As part of an operational overhaul, the company pursued an aggressive program to monitor metrics like water flows while mapping consumption against its geographies. By 2013, it was servicing 94.7% percent of its customers, 97% had 24-hour service, and 99% had sufficient pressure. At the same time, Maynilad recovered 640 million liters of treated water, thereby reducing losses by 27%, while increasing its customer base from 6.4 million to 9 million.
Halifax Water in Canada, meanwhile, manages water and wastewater for about 325,000 residents. The water distribution network consists of 1,300 kilometers of pipe and they manage water loss in real time, which saves 38 million liters of water per day in real losses. Through aggressive data management, Halifax Water has reduced leakage of potable water, a direct savings of almost $600,000 per year. This is equivalent to saving almost $2 per person served each year.
FIX IT
Evides, the second largest water company in the Netherlands, manages industrial water, wastewater, and drinking water for 2.5 million people. The GAMEs playground (Geographical Asset Management at Evides) was created to leverage best-of-breed technologies to address key business issues including leakage, flood depths, risk, and metering. In 2016, a large 630-millimeter pipe burst in Vlaardingen. Pressure dropped from 30 meters to 6 meters while flow increased from 700 cubic meters per hour to approximately 4,300 cubic meters per hour. GAMEs let Evides pinpoint the individual pipe that burst and serve up information on which valves needed to be closed to isolate flooding. GAMEs also allows Evides to send messages
to customers in the affected area to warn them of the problem. Operations returned to normal in around two hours.

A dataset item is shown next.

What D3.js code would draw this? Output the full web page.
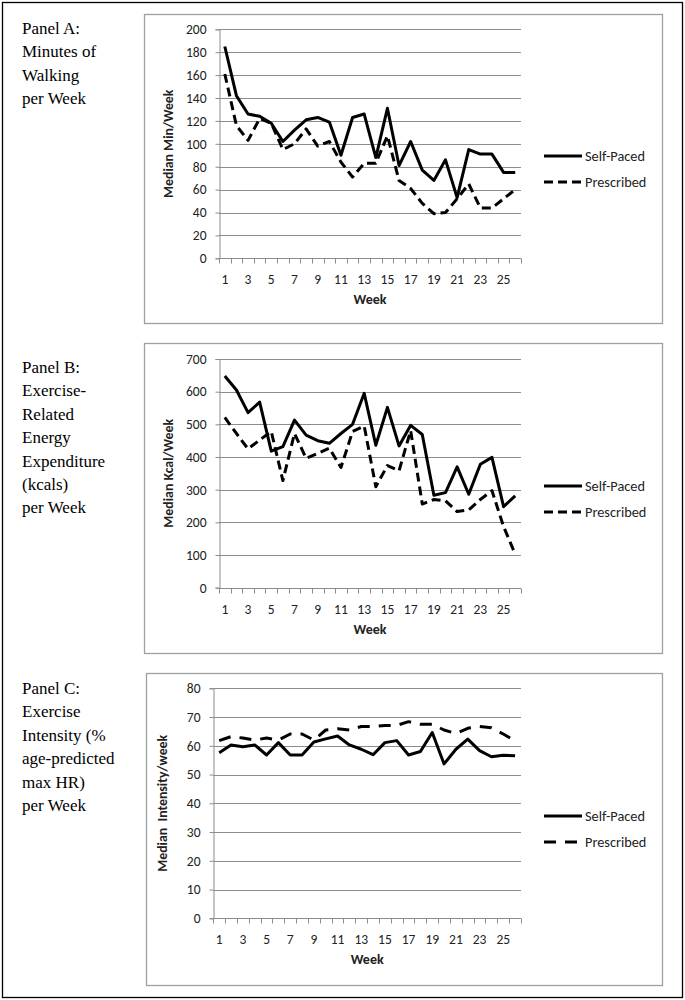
<!DOCTYPE html>
<html><head><meta charset="utf-8">
<script src="https://cdn.jsdelivr.net/npm/d3@7"></script>
<style>body{margin:0;background:#fff}</style>
</head><body>
<script>
const weeks = d3.range(1, 27);
const weekTickLabels = [1,3,5,7,9,11,13,15,17,19,21,23,25];
const seriesNames = ["Self-Paced", "Prescribed"];

const minutesSelfPaced = [185,142,126,124,118,102,112,121,123,119,90,123,126,88,131,81,102,77,68,86,53,95,91,91,75,75];
const minutesPrescribed = [161,116,103,122,118,95,100,113,98,102,84,71,83,83,107,68,61,48,39,40,52,65,44,44,52,60];
const kcalSelfPaced = [648,605,536,568,418,432,513,467,450,442,472,500,595,436,552,434,497,469,283,291,370,286,378,399,248,281];
const kcalPrescribed = [521,472,425,452,478,328,472,396,411,427,368,478,495,309,374,358,481,256,270,266,233,238,270,297,187,103];
const intensitySelfPaced = [57.6,60.3,59.7,60.3,56.8,61.1,56.8,56.8,61.3,62.4,63.4,60.3,58.8,56.9,61.1,61.8,56.8,58,64.6,53.7,58.8,62.3,58.3,56.2,56.7,56.5];
const intensityPrescribed = [61.8,63.2,62.7,62,62.7,62,64.1,64.1,62,65.5,65.9,65.5,66.7,66.7,67.1,67.1,68.4,67.5,67.5,65.5,64.3,66.1,66.7,66.3,64.1,61.7];

const yTicksA = [0,20,40,60,80,100,120,140,160,180,200];
const yTicksB = [0,100,200,300,400,500,600,700];
const yTicksC = [0,10,20,30,40,50,60,70,80];

const panelTitleA = ["Panel A:", "Minutes of", "Walking", "per Week"];
const panelTitleB = ["Panel B:", "Exercise-", "Related", "Energy", "Expenditure", "(kcals)", "per Week"];
const panelTitleC = ["Panel C:", "Exercise", "Intensity (%", "age-predicted", "max HR)", "per Week"];

const W = 685, H = 1000;
const svg = d3.select("body").append("svg").attr("width", W).attr("height", H);
const sansFont = "Carlito, Lato, 'Open Sans', sans-serif";
const serifFont = "'Liberation Serif', 'DejaVu Serif', serif";

svg.append("rect").attr("x", 2.5).attr("y", 2.5).attr("width", 680).attr("height", 995)
  .attr("fill", "none").attr("stroke", "#000").attr("stroke-width", 1.3);

const panels = [
  {title: panelTitleA, titleY: 34, box: [144, 14, 662, 323], plot: [219, 29.3, 521, 258.3], ticks: yTicksA, max: 200,
   yLabel: "Median Min/Week", self: minutesSelfPaced, pres: minutesPrescribed, dash: "9,5", legendY: 156},
  {title: panelTitleB, titleY: 373, box: [144, 343, 662, 653], plot: [219, 359, 521, 587.7], ticks: yTicksB, max: 700,
   yLabel: "Median Kcal/Week", self: kcalSelfPaced, pres: kcalPrescribed, dash: "9,5", legendY: 486},
  {title: panelTitleC, titleY: 694, box: [146, 673, 662, 985], plot: [213.3, 688.3, 521, 918.3], ticks: yTicksC, max: 80,
   yLabel: "Median  Intensity/week", self: intensitySelfPaced, pres: intensityPrescribed, dash: "12,9", legendY: 816}
];

panels.forEach(p => {
  const t = svg.append("g");
  p.title.forEach((line, i) => {
    t.append("text").attr("x", 22).attr("y", p.titleY + i * 23.4)
      .attr("font-family", serifFont).attr("font-size", 17).attr("fill", "#000").text(line);
  });
  const [bx0, by0, bx1, by1] = p.box;
  svg.append("rect").attr("x", bx0 + 0.5).attr("y", by0 + 0.5).attr("width", bx1 - bx0).attr("height", by1 - by0)
    .attr("fill", "#fff").attr("stroke", "#a0a0a0").attr("stroke-width", 1.3);

  const [px0, py0, px1, py1] = p.plot;
  const x = d3.scaleBand().domain(weeks).range([px0, px1]);
  const y = d3.scaleLinear().domain([0, p.max]).range([py1, py0]);
  const g = svg.append("g");

  g.selectAll(".grid").data(p.ticks.filter(v => v > 0)).join("line")
    .attr("x1", px0).attr("x2", px1).attr("y1", d => Math.round(y(d)) + 0.5).attr("y2", d => Math.round(y(d)) + 0.5)
    .attr("stroke", "#8c8c8c").attr("stroke-width", 1);

  const yAxis = g.append("g").attr("transform", `translate(${Math.round(px0) + 0.5},0)`)
    .call(d3.axisLeft(y).tickValues(p.ticks).tickSize(4).tickPadding(9));
  yAxis.select(".domain").attr("stroke", "#8c8c8c");
  yAxis.selectAll(".tick line").attr("stroke", "#8c8c8c");
  yAxis.selectAll("text").attr("font-family", sansFont).attr("font-size", 13.5).attr("fill", "#222");

  const xg = g.append("g").attr("transform", `translate(0,${Math.round(py1) + 0.5})`);
  xg.append("line").attr("x1", px0).attr("x2", px1).attr("stroke", "#8c8c8c");
  const bounds = weeks.map(w => x(w)).concat([px1]);
  xg.selectAll(".tk").data(bounds).join("line")
    .attr("x1", d => Math.round(d) + 0.5).attr("x2", d => Math.round(d) + 0.5).attr("y1", 0).attr("y2", 5)
    .attr("stroke", "#8c8c8c");
  xg.selectAll(".lbl").data(weekTickLabels).join("text")
    .attr("x", d => x(d) + x.bandwidth() / 2).attr("y", 25).attr("text-anchor", "middle")
    .attr("font-family", sansFont).attr("font-size", 13.5).attr("fill", "#222").text(d => d);
  xg.append("text").attr("x", (px0 + px1) / 2).attr("y", 45).attr("text-anchor", "middle")
    .attr("font-family", sansFont).attr("font-size", 14).attr("font-weight", "bold").attr("fill", "#222").text("Week");

  g.append("text").attr("transform", `translate(${px0 - 46},${(py0 + py1) / 2}) rotate(-90)`)
    .attr("text-anchor", "middle").attr("font-family", sansFont).attr("font-size", 13.8)
    .attr("font-weight", "bold").attr("fill", "#222").attr("xml:space", "preserve").text(p.yLabel);

  const line = d3.line().x((d, i) => x(weeks[i]) + x.bandwidth() / 2).y(d => y(d));
  g.append("path").datum(p.pres).attr("d", line).attr("fill", "none").attr("stroke", "#000")
    .attr("stroke-width", 3).attr("stroke-dasharray", p.dash).attr("stroke-linejoin", "round");
  g.append("path").datum(p.self).attr("d", line).attr("fill", "none").attr("stroke", "#000")
    .attr("stroke-width", 3).attr("stroke-linejoin", "round");

  seriesNames.forEach((name, i) => {
    const ly = p.legendY + i * 26;
    g.append("line").attr("x1", 544).attr("x2", 582).attr("y1", ly).attr("y2", ly)
      .attr("stroke", "#000").attr("stroke-width", 3)
      .attr("stroke-dasharray", i === 1 ? p.dash : null);
    g.append("text").attr("x", 585).attr("y", ly + 5).attr("font-family", sansFont)
      .attr("font-size", 14.3).attr("fill", "#222").text(name);
  });
});
</script>
</body></html>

Another Dutch water company, Vitens, has created a Vitens Innovation Playground (VIP) that uses the same online data management software technology to detect a leak within two minutes through sensor data.
BIG INDUSTRY GETS INVOLVED
IBM employed analysis of real-time operational data and environmental data like local weather and dew point to reduce water consumption in its semiconductor fabrication facility in Burlington, VT, by 27% at a time when it also increased the overall capacity of the facility by 30%. While reducing water cut expenses, it also enabled the company to curtail natural gas costs. Water purification is one of the primary drivers of energy consumption in a fabrication facility. Combined, water and gas reductions save IBM Burlington approximately $10 million a year. (The facility is now owned by Global Crossing.)
Similarly, the Seattle Mariners, a major league baseball team, cut consumption by 10% over 3 years, or 2 million gallons, through “hard” upgrades like low-flow toilets and softer improvements like better data monitoring.
“There was a month in the off-season when we saw a large spike in water use that didn’t make sense,” Joe Myhra, groundsman for the Mariners, told the Guardian UK. “We were able to look at data and realize we had a leak in one of the fire hydrant lines. The leak wouldn’t [otherwise] have been visible until it was too late.”
CONCLUSIONS
It is evident that energy and water are interdependent and their uses are bound to each other. In order to increase efficiencies and to reduce the consumption and demand for both water and energy, information is needed. Decision-makers rely on easily accessible, accurate, real-time, and historical data to make the best informed decisions while remaining sustainable.